'''
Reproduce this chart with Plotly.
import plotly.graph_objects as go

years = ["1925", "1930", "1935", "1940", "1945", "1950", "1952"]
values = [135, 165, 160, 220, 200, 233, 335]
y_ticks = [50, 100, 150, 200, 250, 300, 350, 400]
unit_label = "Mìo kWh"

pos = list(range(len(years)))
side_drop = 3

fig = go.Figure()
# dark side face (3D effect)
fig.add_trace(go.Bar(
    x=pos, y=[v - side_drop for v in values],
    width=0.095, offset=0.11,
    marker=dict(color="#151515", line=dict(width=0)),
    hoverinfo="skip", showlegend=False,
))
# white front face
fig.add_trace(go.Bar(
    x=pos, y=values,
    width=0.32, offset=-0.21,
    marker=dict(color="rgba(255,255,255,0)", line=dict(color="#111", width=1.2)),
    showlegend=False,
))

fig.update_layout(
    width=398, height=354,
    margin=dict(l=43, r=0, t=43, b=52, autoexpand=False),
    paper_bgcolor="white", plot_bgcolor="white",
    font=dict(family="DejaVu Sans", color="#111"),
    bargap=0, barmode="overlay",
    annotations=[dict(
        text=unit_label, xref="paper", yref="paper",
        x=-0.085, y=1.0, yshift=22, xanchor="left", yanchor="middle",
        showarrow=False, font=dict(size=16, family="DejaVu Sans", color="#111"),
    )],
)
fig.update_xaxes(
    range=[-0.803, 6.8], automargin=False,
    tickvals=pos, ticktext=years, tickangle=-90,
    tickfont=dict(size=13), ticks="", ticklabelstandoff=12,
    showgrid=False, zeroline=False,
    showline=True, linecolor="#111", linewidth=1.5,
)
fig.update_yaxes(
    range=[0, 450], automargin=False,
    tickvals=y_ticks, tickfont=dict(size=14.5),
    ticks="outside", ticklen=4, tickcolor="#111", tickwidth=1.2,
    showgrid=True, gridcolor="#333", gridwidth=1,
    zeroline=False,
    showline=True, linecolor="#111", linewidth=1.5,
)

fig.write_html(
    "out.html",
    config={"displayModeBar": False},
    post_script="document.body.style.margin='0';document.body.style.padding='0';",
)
'''
'''
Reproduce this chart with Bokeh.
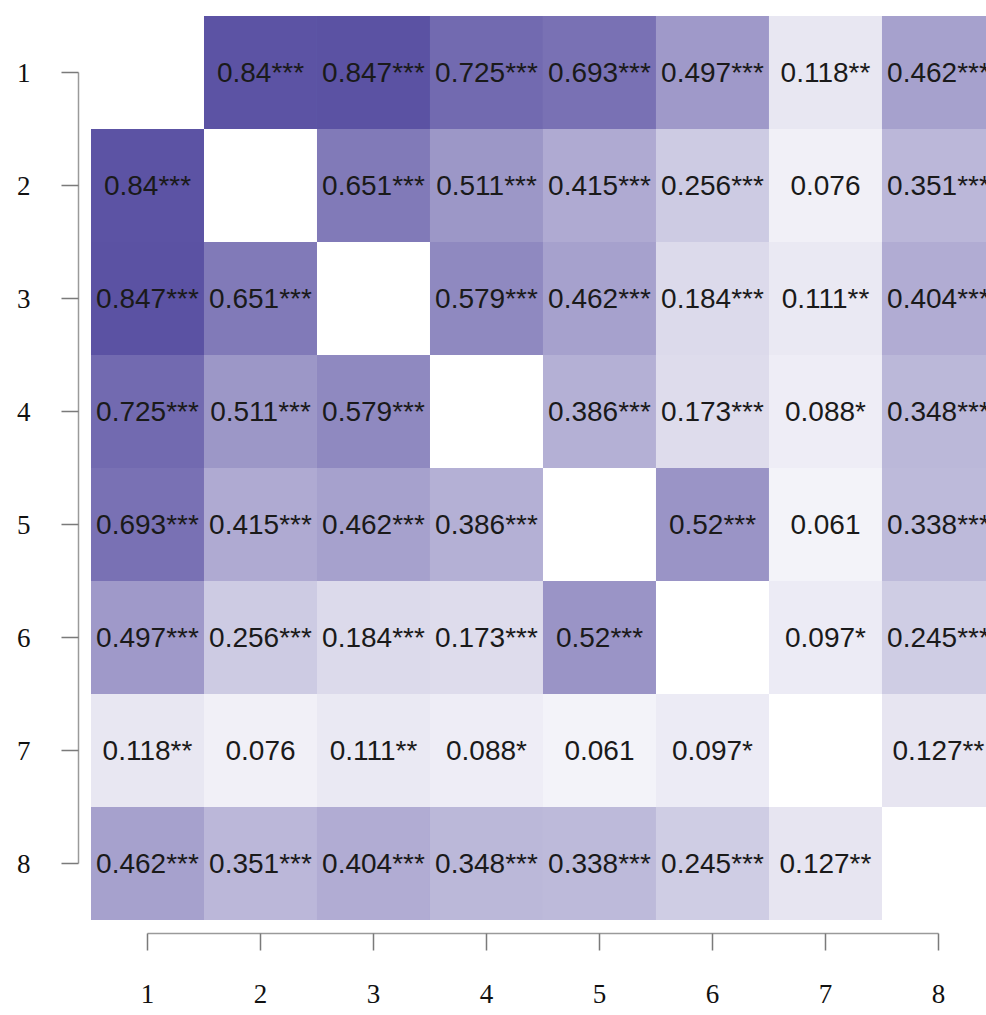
'''
GOAL OF THE EXERCISE: Take the listing above and repeat exactly the lines from the one containing "Reproduce this chart with Plotly." through the one containing "side_drop = 3", both included.

TASK OUTPUT:
Reproduce this chart with Plotly.
import plotly.graph_objects as go

years = ["1925", "1930", "1935", "1940", "1945", "1950", "1952"]
values = [135, 165, 160, 220, 200, 233, 335]
y_ticks = [50, 100, 150, 200, 250, 300, 350, 400]
unit_label = "Mìo kWh"

pos = list(range(len(years)))
side_drop = 3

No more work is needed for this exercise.